Unlike Pollard, Schwimmer grew up with little connection to Zionism, harboring patriotic affection wholly for the Stars and Stripes. The son of Hungarian immigrants credited his Great Depression survival to a Vermont military base that sheltered and fed him. He bought into the American dream, believing he’d one day launch an airline. It was only after WWII, when he flew to Europe as part of his TWA flight engineer job, that he adopted a cause that put him at odds with his government.

He felt compelled to act when he came upon Holocaust survivors trapped in former Nazi concentration camps. Although the smokestacks no longer spewed human dust, the barbwire fences still suffocated involuntary inhabitants and flabbergasted Schwimmer. He knew the refugees boarding ships bound to the only place willing to take them – the Palestinian Jewish community – would be intercepted by the Royal Navy and sent to displaced persons camps in Cyprus and Germany. So he proposed flying them in.

The Haganah asked Schwimmer to utilize the transport planes he bought and fixed for an even more urgent matter: airlifting the Nazi surplus arms from landlocked Czechoslovakia.

Like Pollard, Schwimmer and his men were fully aware of their operation’s illicit status.

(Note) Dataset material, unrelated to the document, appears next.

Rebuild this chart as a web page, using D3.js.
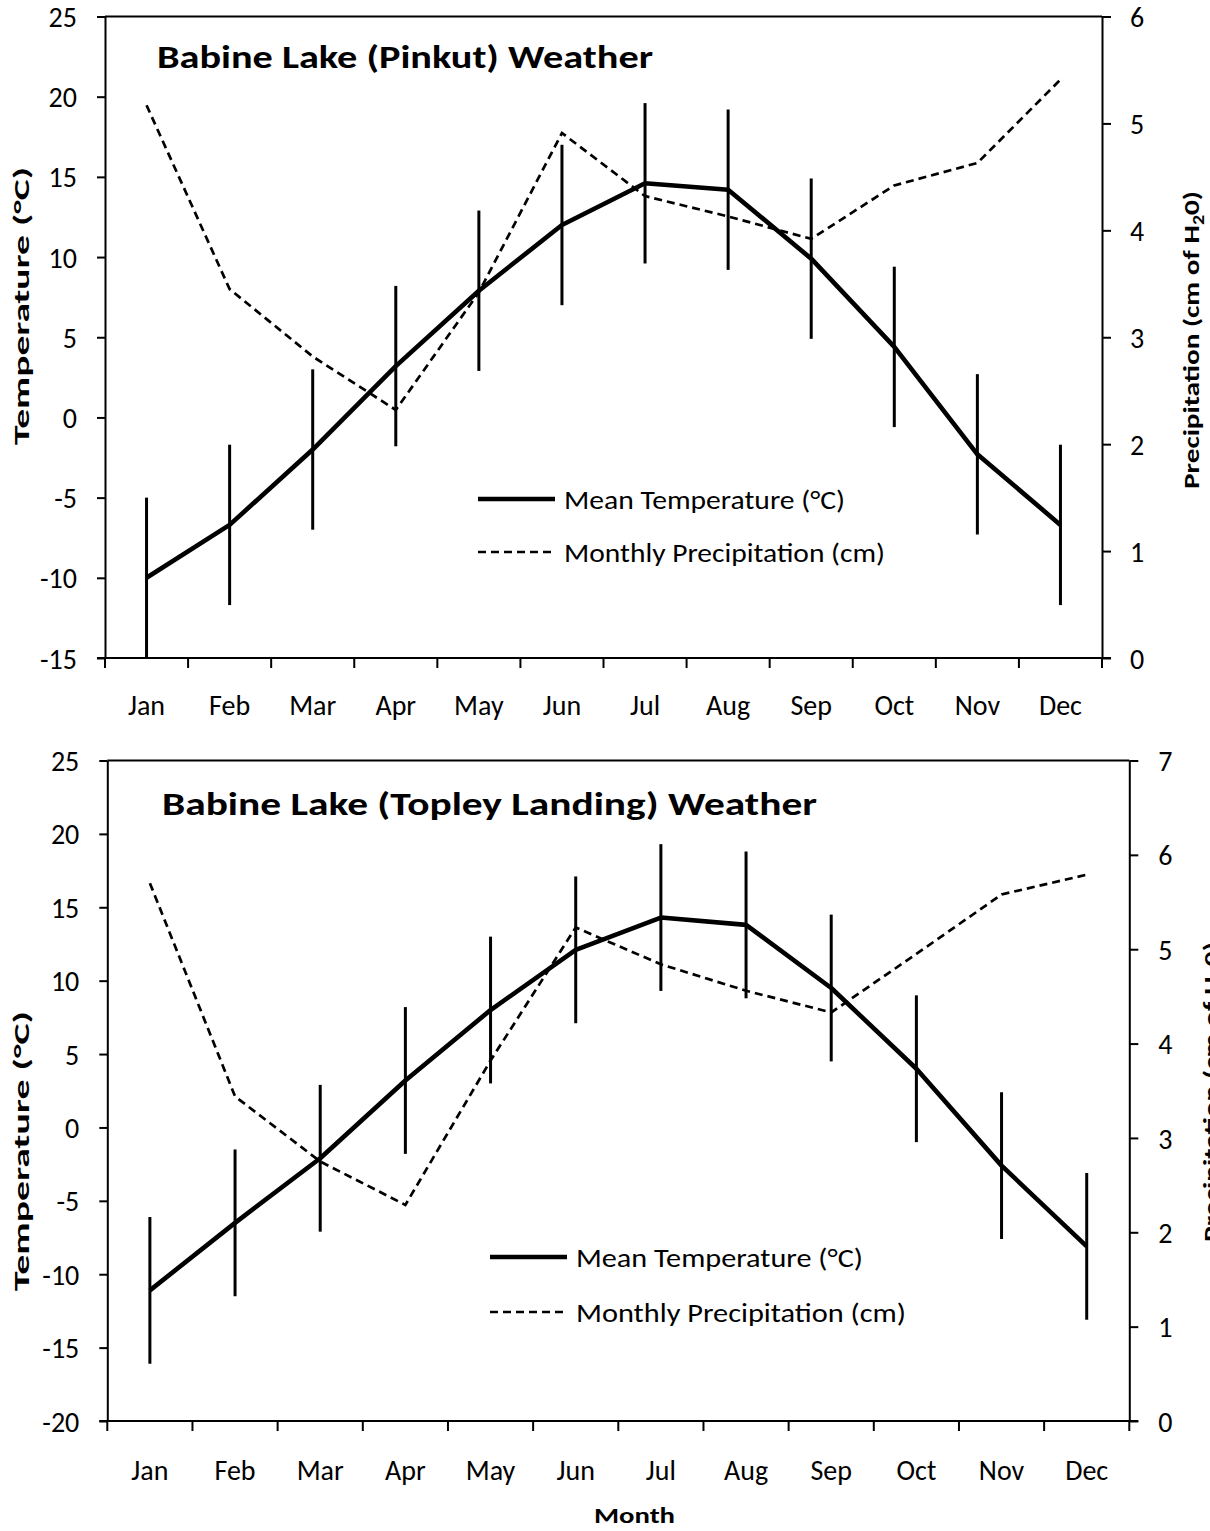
<!DOCTYPE html>
<html>
<head>
<meta charset="utf-8">
<script src="https://cdn.jsdelivr.net/npm/d3@7"></script>
<style>
  html, body { margin: 0; padding: 0; background: #fff; }
  svg { display: block; }
  text { font-family: Carlito, Lato, "Liberation Sans", sans-serif; fill: #000; }
</style>
</head>
<body>
<svg id="chart" width="1210" height="1531"></svg>
<script>
// Month categories shared by both stations
const months = ["Jan","Feb","Mar","Apr","May","Jun","Jul","Aug","Sep","Oct","Nov","Dec"];

// Babine Lake (Pinkut): mean temperature (°C), its spread, monthly precipitation (cm)
const pinkutTemp   = [-10.0, -6.7, -2.0, 3.2, 7.9, 12.0, 14.6, 14.2, 9.9, 4.4, -2.3, -6.7];
const pinkutTempSd = [5.0, 5.0, 5.0, 5.0, 5.0, 5.0, 5.0, 5.0, 5.0, 5.0, 5.0, 5.0];
const pinkutPrecip = [5.17, 3.45, 2.82, 2.32, 3.42, 4.91, 4.32, 4.13, 3.92, 4.42, 4.63, 5.41];

// Babine Lake (Topley Landing)
const topleyTemp   = [-11.1, -6.5, -2.1, 3.2, 8.0, 12.1, 14.3, 13.8, 9.5, 4.0, -2.6, -8.1];
const topleyTempSd = [5.0, 5.0, 5.0, 5.0, 5.0, 5.0, 5.0, 5.0, 5.0, 5.0, 5.0, 5.0];
const topleyPrecip = [5.70, 3.44, 2.75, 2.29, 3.82, 5.23, 4.84, 4.56, 4.33, 4.95, 5.58, 5.79];

// Axis tick values
const pinkutTempTicks   = [-15, -10, -5, 0, 5, 10, 15, 20, 25];
const pinkutPrecipTicks = [0, 1, 2, 3, 4, 5, 6];
const topleyTempTicks   = [-20, -15, -10, -5, 0, 5, 10, 15, 20, 25];
const topleyPrecipTicks = [0, 1, 2, 3, 4, 5, 6, 7];

// Text
const pinkutTitle = "Babine Lake (Pinkut) Weather";
const topleyTitle = "Babine Lake (Topley Landing) Weather";
const tempAxisTitle = "Temperature (°C)";
const legendTemp = "Mean Temperature (°C)";
const legendPrecip = "Monthly Precipitation (cm)";
const xAxisTitle = "Month";

const svg = d3.select("#chart");
const plain = d => String(d);   // hyphen-minus for negative ticks
const TICK_FONT = 28;

function drawPanel(p) {
  const g = svg.append("g");

  const x = d3.scaleBand().domain(months).range([p.left, p.right]).paddingInner(0).paddingOuter(0);
  const cx = m => x(m) + x.bandwidth() / 2;
  const yT = d3.scaleLinear().domain([p.tempTicks[0], p.tempTicks[p.tempTicks.length - 1]]).range([p.bottom, p.top]);
  const yP = d3.scaleLinear().domain([p.precipTicks[0], p.precipTicks[p.precipTicks.length - 1]]).range([p.bottom, p.top]);

  // top frame line
  g.append("line")
    .attr("x1", p.left).attr("x2", p.right)
    .attr("y1", p.top).attr("y2", p.top)
    .attr("stroke", "#000").attr("stroke-width", 2);

  // left temperature axis
  const axL = g.append("g").attr("transform", `translate(${p.left},0)`)
    .call(d3.axisLeft(yT).tickValues(p.tempTicks).tickSize(8).tickSizeOuter(0).tickPadding(20).tickFormat(plain));
  axL.attr("font-family", null).attr("font-size", null);
  axL.select(".domain").attr("stroke-width", 2);
  axL.selectAll(".tick line").attr("stroke-width", 2);
  axL.selectAll("text").attr("font-size", TICK_FONT).attr("dy", "0.36em");

  // right precipitation axis
  const axR = g.append("g").attr("transform", `translate(${p.right},0)`)
    .call(d3.axisRight(yP).tickValues(p.precipTicks).tickSize(9).tickSizeOuter(0).tickPadding(p.rightPad).tickFormat(plain));
  axR.attr("font-family", null).attr("font-size", null);
  axR.select(".domain").attr("stroke-width", 2);
  axR.selectAll(".tick line").attr("stroke-width", 2);
  axR.selectAll("text").attr("font-size", TICK_FONT).attr("dy", "0.36em");

  // bottom month axis: baseline plus ticks on the category boundaries
  g.append("line")
    .attr("x1", p.left - 8).attr("x2", p.right + 9)
    .attr("y1", p.bottom).attr("y2", p.bottom)
    .attr("stroke", "#000").attr("stroke-width", 2.2);
  const bounds = months.map(m => x(m)).concat([p.right]);
  g.selectAll(".xtick").data(bounds).join("line")
    .attr("x1", d => d).attr("x2", d => d)
    .attr("y1", p.bottom).attr("y2", p.bottom + 10)
    .attr("stroke", "#000").attr("stroke-width", 2);
  g.selectAll(".xlab").data(months).join("text")
    .attr("x", d => cx(d))
    .attr("y", p.bottom + p.xLabelOffset)
    .attr("text-anchor", "middle")
    .attr("font-size", TICK_FONT)
    .text(d => d);

  // precipitation dashed line
  const precipLine = d3.line().x((d, i) => cx(months[i])).y(d => yP(d));
  g.append("path").datum(p.precip)
    .attr("d", precipLine)
    .attr("fill", "none").attr("stroke", "#000")
    .attr("stroke-width", 2.7).attr("stroke-dasharray", "8,5");

  // temperature error bars
  g.selectAll(".err").data(p.temp).join("line")
    .attr("x1", (d, i) => cx(months[i])).attr("x2", (d, i) => cx(months[i]))
    .attr("y1", (d, i) => yT(d + p.tempSd[i]))
    .attr("y2", (d, i) => yT(d - p.tempSd[i]))
    .attr("stroke", "#000").attr("stroke-width", 3);

  // mean temperature line
  const tempLine = d3.line().x((d, i) => cx(months[i])).y(d => yT(d));
  g.append("path").datum(p.temp)
    .attr("d", tempLine)
    .attr("fill", "none").attr("stroke", "#000")
    .attr("stroke-width", 4.6).attr("stroke-linejoin", "round");

  // title
  g.append("text")
    .attr("x", p.titleX).attr("y", p.titleY)
    .attr("font-size", 32).attr("font-weight", "bold")
    .attr("textLength", p.titleLen).attr("lengthAdjust", "spacingAndGlyphs")
    .text(p.title);

  // legend
  const lg = g.append("g");
  lg.append("line")
    .attr("x1", p.legX).attr("x2", p.legX + 77)
    .attr("y1", p.legY).attr("y2", p.legY)
    .attr("stroke", "#000").attr("stroke-width", 4.6);
  lg.append("text")
    .attr("x", p.legX + 86).attr("y", p.legY + 10)
    .attr("font-size", 26)
    .attr("textLength", p.legLen[0]).attr("lengthAdjust", "spacingAndGlyphs")
    .text(legendTemp);
  lg.append("line")
    .attr("x1", p.legX).attr("x2", p.legX + 77)
    .attr("y1", p.legY + p.legGap).attr("y2", p.legY + p.legGap)
    .attr("stroke", "#000").attr("stroke-width", 2.7).attr("stroke-dasharray", "8,5");
  lg.append("text")
    .attr("x", p.legX + 86).attr("y", p.legY + p.legGap + 10)
    .attr("font-size", 26)
    .attr("textLength", p.legLen[1]).attr("lengthAdjust", "spacingAndGlyphs")
    .text(legendPrecip);

  // left axis title
  g.append("text")
    .attr("transform", `translate(${p.leftTitleX},${p.leftTitleY}) rotate(-90)`)
    .attr("x", -p.leftTitleLen / 2)
    .attr("font-size", 22).attr("font-weight", "bold")
    .attr("textLength", p.leftTitleLen).attr("lengthAdjust", "spacingAndGlyphs")
    .text(tempAxisTitle);

  // right axis title with subscript
  const rt = g.append("text")
    .attr("transform", `translate(${p.rightTitleX},${p.rightTitleY}) rotate(-90)`)
    .attr("x", -p.rightTitleLen / 2)
    .attr("font-size", 22).attr("font-weight", "bold")
    .attr("textLength", p.rightTitleLen).attr("lengthAdjust", "spacingAndGlyphs");
  rt.append("tspan").text("Precipitation (cm of H");
  rt.append("tspan").attr("font-size", 15).attr("dy", 5).text("2");
  rt.append("tspan").attr("dy", -5).text("0)");
}

drawPanel({
  left: 105, right: 1102, top: 16.5, bottom: 658,
  tempTicks: pinkutTempTicks, precipTicks: pinkutPrecipTicks,
  temp: pinkutTemp, tempSd: pinkutTempSd, precip: pinkutPrecip,
  rightPad: 19, xLabelOffset: 57,
  title: pinkutTitle, titleX: 157, titleY: 68, titleLen: 496,
  legX: 478, legY: 499, legGap: 53, legLen: [281, 321],
  leftTitleX: 29, leftTitleY: 306, leftTitleLen: 278,
  rightTitleX: 1199, rightTitleY: 340, rightTitleLen: 298
});

drawPanel({
  left: 107.3, right: 1129.3, top: 760.5, bottom: 1421,
  tempTicks: topleyTempTicks, precipTicks: topleyPrecipTicks,
  temp: topleyTemp, tempSd: topleyTempSd, precip: topleyPrecip,
  rightPad: 20, xLabelOffset: 59,
  title: topleyTitle, titleX: 162, titleY: 815, titleLen: 655,
  legX: 490, legY: 1257, legGap: 55, legLen: [287, 330],
  leftTitleX: 29, leftTitleY: 1151, leftTitleLen: 280,
  rightTitleX: 1219, rightTitleY: 1092, rightTitleLen: 300
});

// shared x-axis title
svg.append("text")
  .attr("x", 594).attr("y", 1523)
  .attr("font-size", 23).attr("font-weight", "bold")
  .attr("textLength", 81).attr("lengthAdjust", "spacingAndGlyphs")
  .text(xAxisTitle);
</script>
</body>
</html>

They viewed it as a moral no-brainer – and as impeccably aligned with America’s long-term interests.

Nonetheless, in 1950, the U.S. tried and convicted nine of them in a Los Angeles federal courthouse. Unlike Pollard, the only American to receive a life sentence for spying for a U.S. ally, they all avoided prison sentences – except for Charlie Winters, an Irish Protestant who served 18 months in Florida for selling Schwimmer two B-17s.

In 2008, President George W. Bush posthumously pardoned Winters, who’s buried in Israel.

In 2001, President Bill Clinton pardoned Schwimmer, who created and ran aviation/military juggernaut Israel Aerospace Industries and died 10 years later at the age of 94.

Today, it’s time to embrace Schwimmer, Winters and the rest of the operation members as American patriots.

The Sons of Liberty would be proud to share history’s stage with them.

As for the soon-to-be-freed bespectacled, bearded spy: Sorry, Jonathan Pollard, you’re no Al Schwimmer.